Originally published on metropolis.co.jp on October 2010
“So many traditions have left their native soils and are inter-mixing,” says Jesse Lee Parker. “We live in interesting times.” He’s speaking from personal experience: the Austin, Texas native parlayed a youthful obsession with Bruce Lee and martial arts into a 20-year journey through California, Hawaii and Taiwan to remote mountain ranges deep inside China. He was, and still is, following an ancient Chinese philosophy handed down from master to disciple: Taoism.
Tao literally means “the way” in Chinese, and can include such obtuse-sounding practices as “mind-body boxing” and “internal alchemy meditation.” Parker studied the latter in a cave on Mt. Huashan, meditating for many hours a day with mountain ascetics. Dressed all in white, with a beard and long wavy hair, he certainly looks the part of a wandering spirit, but he’s actually remarkably down-to-Earth, even pragmatic.
Having spent a few years in Japan in the late ’90s, Parker returned here last summer to set up a teaching practice. Based in Kamakura, he holds bilingual classes in Tao Yoga—a form of yogic art from the Taoist tradition—and Qigong, along with occasional workshops on self-healing and Taoist meditation.
Parker says he would like to see Taoism enter the global, popular consciousness, in the same way as Buddhism did during the previous century. Enthusiastic about teaching, he hopes to bring Taoist thought and practice to as many people as possible—even if it means tweaking the traditional disciple-master tradition to include Skype lessons and iPhone applications.
“I’d like to take these arts and present them in a simple, accessible way, transforming them by taking advantage of new technology,” he says. And should purists care to protest, he has a ready answer: “Taoism is about change, so we can look at this as just something new.”
Though the practice of Taoism dates back some two-and-a-half millennia, Parker believes that it has a lot to teach us about our current lifestyles, especially in regard to the stresses of modern urban living. “We are hugely affected by society—our diet, our work,” he says. “These external factors influence us on an emotional level and give rise to negative emotions like fear, depression and anxiety. From a Taoist point of view, these emotions are like thieves, robbing us of our energy and our vitality.”

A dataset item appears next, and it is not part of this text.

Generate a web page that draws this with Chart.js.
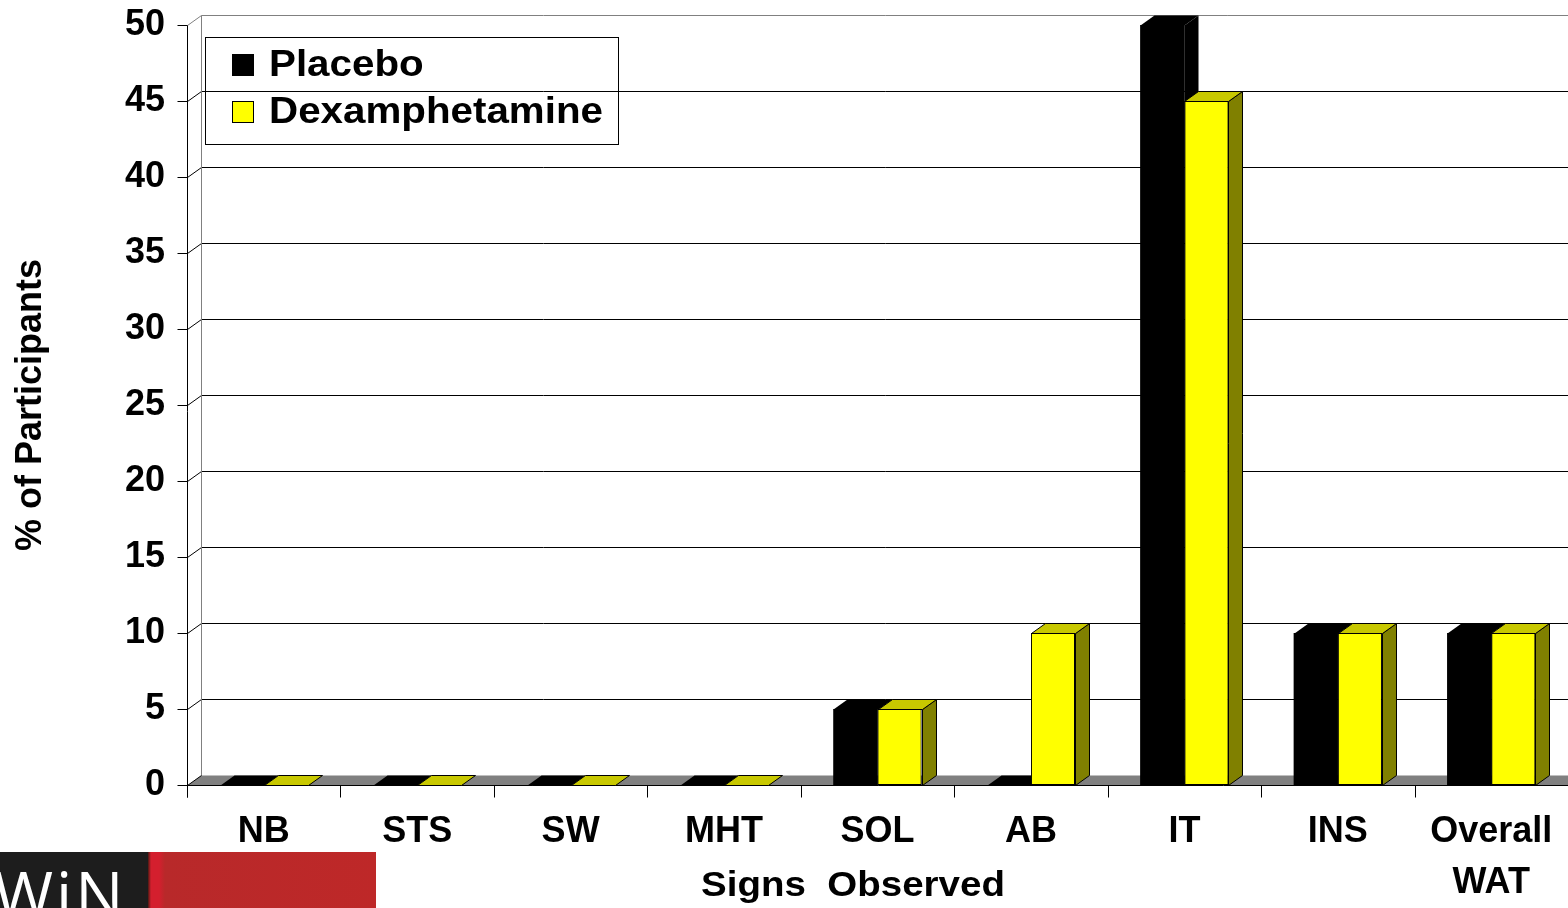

One function of Tao Yoga is to learn how to transform negative emotions into positive ones. For this, Parker says, “we start with the breath, not the body.” If your image of yoga is one of athleticism, sweat and body-bending poses, Tao Yoga may come as a surprise—and maybe a relief. Parker’s 90-minute classes focus on fundamentals: deep-breathing exercises to relieve tension, and slow, subtle stretches that elongate the body. “They’re really simple exercises, but they’re the result of thousands of years of research,” he explains. “They’re highly refined.”
Moreover, exercises like deep breathing can be done anywhere. “So many changes take place from this simple act: the blood is oxygenated, the body is relaxed,” he says. “You don’t have to have a place or a time to practice breathing. Any time you’re on the train, be mindful of the act of breathing. Inhale, counting one, two, three, four. Exhale doing the same, with deep belly breathing. Think of it as a vacation, not as a practice. This is something pleasurable.”
According to Parker, these exercises also help you put yourself in sync with the natural world: “Nature has a connection to our well-being. There are cycles that exist in nature, and if we can attune ourselves to them, we gain a better sense of energy and vitality.”
Of all the components of Taoism, it is this communion with nature that is the least compatible with modern living, requiring a luxury of time and mobility that the city-bound workforce lacks. Still, the impulse is there. As Parker points out, “Don’t we all want to go to the beach on the weekend?”